Hotline mentions the masturbators, at least — cretins who call up and simply breathe heavily into their phones as they do their thing (at Samaritans, I never had to deal with them because they’d hang up and call back until a female picked up the phone). But the film doesn’t delve into other common experiences volunteers go through, such as how it feels to listen to and empathize with a desperate-sounding 12-year-old girl for seven devastating minutes, only to hear her — and the friends who have apparently been in the room with her the whole time — crack up with laughter, revealing her whole soul-crushing story of sexual abuse to have been a prank.
The problem is, after you’ve hung up angrily on the masturbator or the slumber-party pranksters, your phone is inevitably going to ring in another minute or five, and you have to somehow return to that place of empathy and openness, because the next person who calls may really need your help. It’s a strange sort of emotional bombardment, and Hotline missed an opportunity to unpack it a bit.

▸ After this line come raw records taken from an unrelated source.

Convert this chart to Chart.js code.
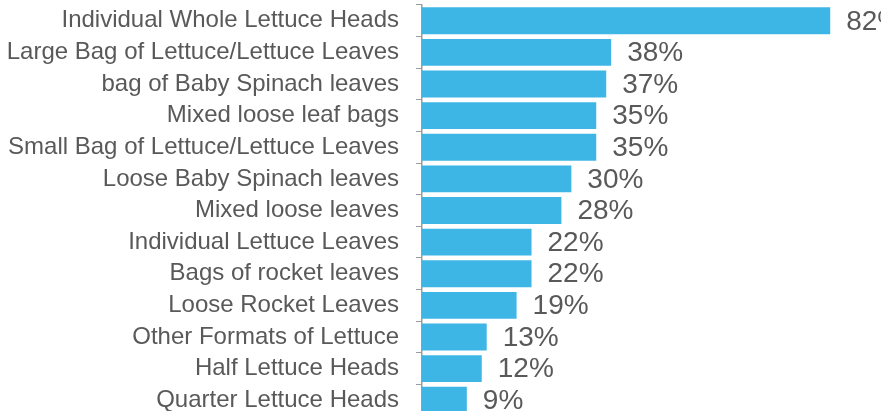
<!DOCTYPE html>
<html>
<head>
<meta charset="utf-8">
<script src="https://cdn.jsdelivr.net/npm/chart.js@4/dist/chart.umd.min.js"></script>
<style>
    html, body { margin: 0; padding: 0; background: #fff; overflow: hidden; }
    #wrap { width: 881px; height: 411px; overflow: hidden; }
    #wrap canvas { display: block; }
</style>
</head>
<body>
<div id="wrap"><canvas id="barChart" width="881" height="417"></canvas></div>
<script>
/* =========================================================
   DATA
   ========================================================= */
const categories = [
    "Individual Whole Lettuce Heads",
    "Large Bag of Lettuce/Lettuce Leaves",
    "bag of Baby Spinach leaves",
    "Mixed loose leaf bags",
    "Small Bag of Lettuce/Lettuce Leaves",
    "Loose Baby Spinach leaves",
    "Mixed loose leaves",
    "Individual Lettuce Leaves",
    "Bags of rocket leaves",
    "Loose Rocket Leaves",
    "Other Formats of Lettuce",
    "Half Lettuce Heads",
    "Quarter Lettuce Heads"
];
const shares = [82, 38, 37, 35, 35, 30, 28, 22, 22, 19, 13, 12, 9];

const FONT = "Arial, 'Liberation Sans', sans-serif";
const TEXT_GREY = "#595959";
const AXIS_GREY = "#9c9c9c";
const BAR_BLUE = "#3db6e5";

/* =========================================================
   VALUE LABELS (percent at bar end)
   ========================================================= */
const valueLabels = {
    id: "valueLabels",
    afterDatasetsDraw(chart) {
        const ctx = chart.ctx;
        const meta = chart.getDatasetMeta(0);
        ctx.save();
        ctx.font = `28px ${FONT}`;
        ctx.fillStyle = TEXT_GREY;
        ctx.textAlign = "left";
        ctx.textBaseline = "middle";
        meta.data.forEach((bar, i) => {
            ctx.fillText(`${shares[i]}%`, bar.x + 16, bar.y + 1);
        });
        ctx.restore();
    }
};

/* =========================================================
   CHART
   ========================================================= */
const ctx = document.getElementById("barChart").getContext("2d");
new Chart(ctx, {
    type: "bar",
    data: {
        labels: categories,
        datasets: [{
            data: shares,
            backgroundColor: BAR_BLUE,
            borderWidth: 0,
            categoryPercentage: 1,
            barPercentage: 0.85
        }]
    },
    options: {
        indexAxis: "y",
        responsive: false,
        animation: false,
        layout: { padding: { top: 5, bottom: 1, left: 0, right: 0 } },
        plugins: {
            legend: { display: false },
            tooltip: { enabled: false }
        },
        scales: {
            x: {
                display: false,
                min: 0,
                max: 92.2
            },
            y: {
                afterFit: (scale) => {
                    // fixed axis position, no label overhang padding
                    scale.width = 422;
                    scale.paddingTop = 0;
                    scale.paddingBottom = 0;
                },
                grid: {
                    display: true,
                    drawOnChartArea: false,
                    drawTicks: true,
                    tickLength: 6,
                    color: AXIS_GREY,
                    lineWidth: 1
                },
                border: { display: true, color: AXIS_GREY, width: 1.5 },
                ticks: {
                    color: TEXT_GREY,
                    padding: 17,
                    autoSkip: false,
                    font: { family: FONT, size: 24 }
                }
            }
        }
    },
    plugins: [valueLabels]
});
</script>
</body>
</html>
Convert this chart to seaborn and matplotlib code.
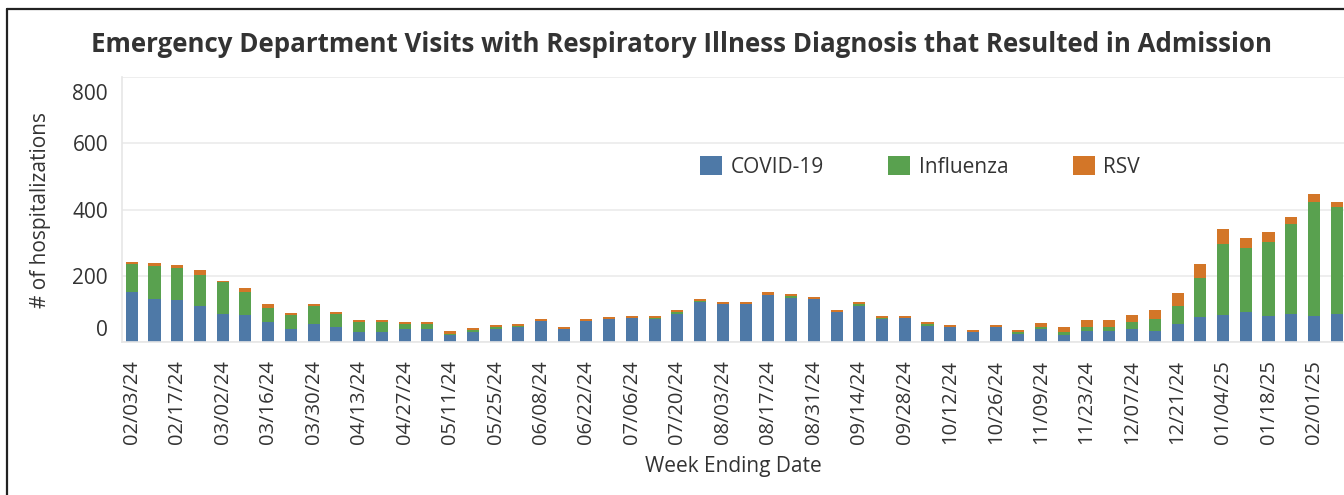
import numpy as np
import pandas as pd
import matplotlib
matplotlib.use("Agg")
import matplotlib.pyplot as plt
from matplotlib.patches import Patch
from matplotlib.lines import Line2D
from matplotlib.transforms import ScaledTranslation
import seaborn as sns

# weekly data, week ending dates
weeks = pd.date_range("2024-02-03", periods=54, freq="7D").strftime("%m/%d/%y").tolist()

covid = [150, 131, 128, 110, 86, 83, 59, 38, 53, 44, 29, 29, 38, 38, 20,
         29, 38, 44, 62, 38, 62, 68, 71, 68, 86, 120, 116, 116, 143, 134, 131, 92, 110, 68,
         71, 47, 44, 29, 44, 23, 38, 20, 32, 32, 38, 32, 53, 74, 83, 92, 77, 86, 77, 86]
flu = [85, 99, 94, 93, 94, 69, 45, 45, 57, 42, 30, 30, 15, 15, 4,
       6, 6, 3, 1, 0, 0, 0, 0, 5, 6, 3, 0, 0, 0, 4, 0, 0, 6, 3,
       0, 6, 0, 0, 0, 6, 6, 9, 12, 12, 21, 36, 57, 118, 213, 192, 225, 270, 345, 321]
rsv = [7, 7, 11, 15, 5, 12, 12, 6, 6, 6, 6, 6, 6, 6, 8,
       6, 6, 6, 6, 6, 6, 6, 6, 7, 6, 8, 6, 6, 8, 8, 6, 6, 6, 6,
       6, 6, 6, 6, 6, 6, 12, 15, 21, 21, 24, 30, 39, 44, 45, 30, 30, 21, 24, 15]

series = ["COVID-19", "Influenza", "RSV"]
colors = ["#4E79A7", "#59A14F", "#D37628"]
yticks = [0, 200, 400, 600, 800]

df = pd.DataFrame({"week": weeks, "COVID-19": covid, "Influenza": flu, "RSV": rsv})
df["flu_top"] = df["COVID-19"] + df["Influenza"]
df["rsv_top"] = df["flu_top"] + df["RSV"]

sns.set_style("white")
plt.rcParams["font.family"] = ["Open Sans", "DejaVu Sans"]
txt = "#333333"

fig = plt.figure(figsize=(13.44, 4.95), dpi=100)
ax = fig.add_axes([122 / 1344, 1 - 342 / 495, 1 - 122 / 1344, (342 - 77) / 495])

# stacked bars drawn as overlays of cumulative totals
for col, c in zip(["rsv_top", "flu_top", "COVID-19"], colors[::-1]):
    sns.barplot(data=df, x="week", y=col, color=c, width=0.53, ax=ax,
                saturation=1, linewidth=0, edgecolor="none")

ax.set_xlim(-0.43, len(weeks) - 1 + 0.32)
ax.set_ylim(0, 800)
ax.set_yticks(yticks)
ax.set_yticklabels([str(v) for v in yticks], fontsize=15, color=txt)
ax.yaxis.grid(True, color="#EBEBEB", lw=1.2)
ax.set_axisbelow(True)

ax.set_xticks(range(0, len(weeks), 2))
ax.set_xticklabels(weeks[::2], rotation=90, fontsize=14.5, color=txt)
ax.xaxis.set_minor_locator(matplotlib.ticker.FixedLocator(range(1, len(weeks), 2)))
ax.tick_params(axis="x", which="major", length=7, color="#E0E0E0", pad=6)
ax.tick_params(axis="x", which="minor", length=4, color="#E0E0E0")
ax.tick_params(axis="y", length=0, pad=10)

# tableau-like shifted value labels
shifts = [14, 0, 0, 0, -15]
for lab, dy in zip(ax.get_yticklabels(), shifts):
    lab.set_transform(lab.get_transform() + ScaledTranslation(0, dy / 100, fig.dpi_scale_trans))

for s in ["top", "right"]:
    ax.spines[s].set_visible(False)
for s in ["left", "bottom"]:
    ax.spines[s].set_color("#E6E6E6")
    ax.spines[s].set_linewidth(1.2)

ax.set_xlabel("Week Ending Date", fontsize=15, color=txt)
ax.xaxis.set_label_coords(0.5, -(456 - 342) / 265)
ax.set_ylabel("# of hospitalizations", fontsize=15, color=txt)
ax.yaxis.set_label_coords(-(122 - 51) / 1222, 0.5)

handles = [Patch(facecolor=c, edgecolor="none") for c in colors]
ax.legend(handles, series, loc="center", bbox_to_anchor=((920 - 122) / 1222, (342 - 167) / 265),
          ncol=3, frameon=False, fontsize=15, handlelength=1.05, handleheight=1.05,
          handletextpad=0.4, columnspacing=3.1, labelcolor=txt)

fig.text(0.507, 1 - 45 / 495, "Emergency Department Visits with Respiratory Illness Diagnosis that Resulted in Admission",
         ha="center", va="center", fontsize=18.6, fontweight="bold", color=txt)

# frame of the dashboard sheet
fig.add_artist(Line2D([7 / 1344, 7 / 1344], [0, 1 - 9 / 495], color="#222222", lw=1.6))
fig.add_artist(Line2D([7 / 1344, 1], [1 - 9 / 495, 1 - 9 / 495], color="#222222", lw=1.6))

fig.savefig("out.png", dpi=100)
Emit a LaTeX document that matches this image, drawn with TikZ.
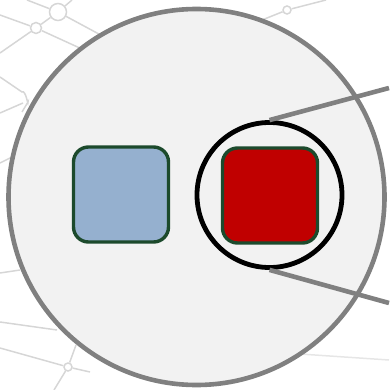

The film also could have benefited from going a bit more into the ongoing transition from voice to text some hotlines are undergoing. Hotline’s basic stance is that voice is, in certain ways, better and more emotionally engaging than text, and that there will always be a market for voice hotlines. That’s fine. But the fact is that Samaritans and its ilk are, at this very moment, rolling out text-based versions of suicide “hotlines,” since teenagers today are a lot less likely to pick up a phone. How do you translate the soothing, intimate nature of a phone call into tiny-type text? It’s an intriguing question that Hotline sidesteps.
Luckily, there are enough colorful, empathetic characters to carry this documentary, and it’s worth checking out for anyone interested in the lengths struggling people will go to continue feeling connected to humanity.